Quand un géant mondial du verre annonce qu’il est engagé dans une démarche 100 % décarbonée ça intéresse forcément. Or, le verre, comme tous les autres matériaux de construction, peut-il vraiment être produit sans le moindre rejet de CO2 ?

Du verre zéro carbone?

L’information a fait son buzz. Même le site du très sérieux magazine Le Moniteur titre  : « une première mondiale pour Saint-Gobain », c’est dire.
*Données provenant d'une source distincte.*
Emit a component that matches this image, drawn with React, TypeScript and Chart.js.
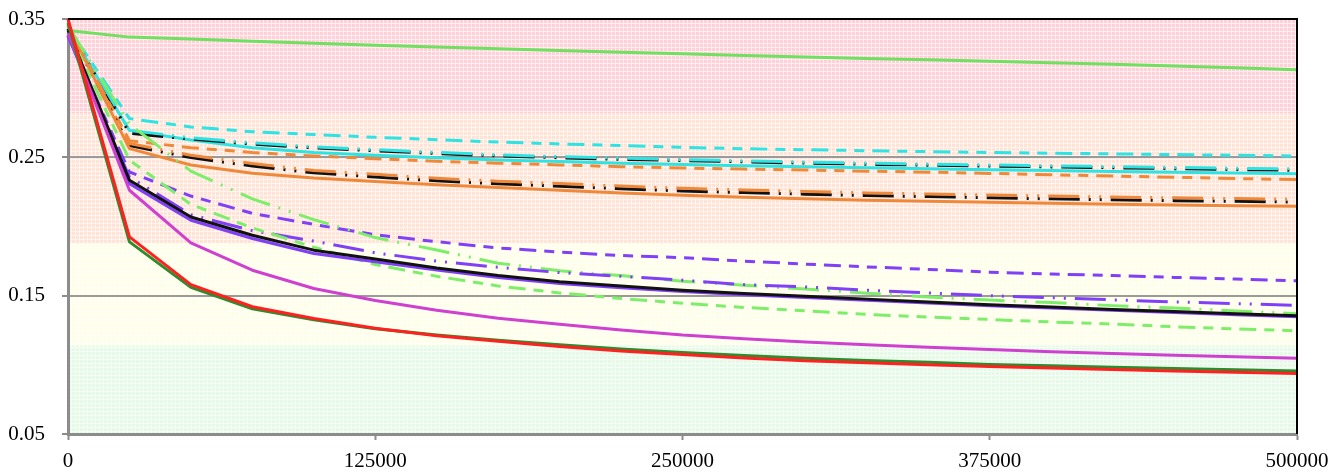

Le groupe industriel a réussi à produire dans son usine d’Aniche dans le Nord, du verre issu « à 100 % de verre recyclé (calcin) et 100 % d’énergie verte, produite à partir de biogaz et d’électricité décarbonée ». Jusqu’à présent, ce calcin issu des filières de récupération et de recyclage représentait en moyenne 30 % de la matière première pour la fabricatiuon de verre plat, le reste étant constitué essentiellement de sable prélevé dans la nature, une ressource épuisable. Plus on recycle les verres des bâtiments en déconstruction et plus on préserve l’environnement. C’est assez logique. D’autant plus que le calcin fond à une température moins haute que le sable, il émet donc moins de carbone lors de sa transformation. Cela n’en fait cependant pas un verre « zéro carbone ». Par exemple, il a fallu des milliers de kilomètres en camions pour rassembler, trier et acheminer le verre à recycler vers son point de fusion. Ce dernier est alimenté avec « de l’énergie verte ». Or, le biogaz n’est pas une énergie zéro carbone, mais issue d'une ressource renouvellable.

De la communication grand public

Il y a plusieurs mots-clés qui sont avancés ici : bio, zéro, carbone, recyclage... Ça fonctionne pour le grand public et sur les réseaux sociaux. Dans l’univers du bâtiment, les acteurs s’interrogent plus sérieusement sur les capacités de production d’un tel matériau issu exclusivement de la filière du recyclage. « Une ligne de float c’est environ 400 tonnes / jour, 365 jours par an pendant 15 ans. L’approvisionnement en calcin devra être considérable pour assurer cette continuité si le marché exigeait ce type de produits vertueux », s’interroge une experte du domaine. D’autres se posent la question du surcoût lié à un contrôle qualité qui sera logiquement plus rigoureux, le risque de trouver des impuretés dans ce calcin étant plus élevé. Enfin, la question des couches appliquées sur les verres n’est pas évoquée dans le communiqué de Saint-Gobain. Le verre ainsi fabriqué recevra-t-il une couche métallique sur ce site ou sur un autre ? Cela engendrerait nécessairement des émissions carbone en plus. La démarche du recyclage est absolument louable, il n’y a pas le moindre doute sur le sujet. Ça n’est pas une revue qui traite avec passion du métal qui dira un jour le contraire. Attention toutefois aux effets d’annonce. La problématique du développement durable, de la réduction des émissions (pas seulement de CO2 justement…) et de la préservation des ressources est d’une importance telle que les approximations d'une communication simplifiée ne devraient pas y avoir leur place.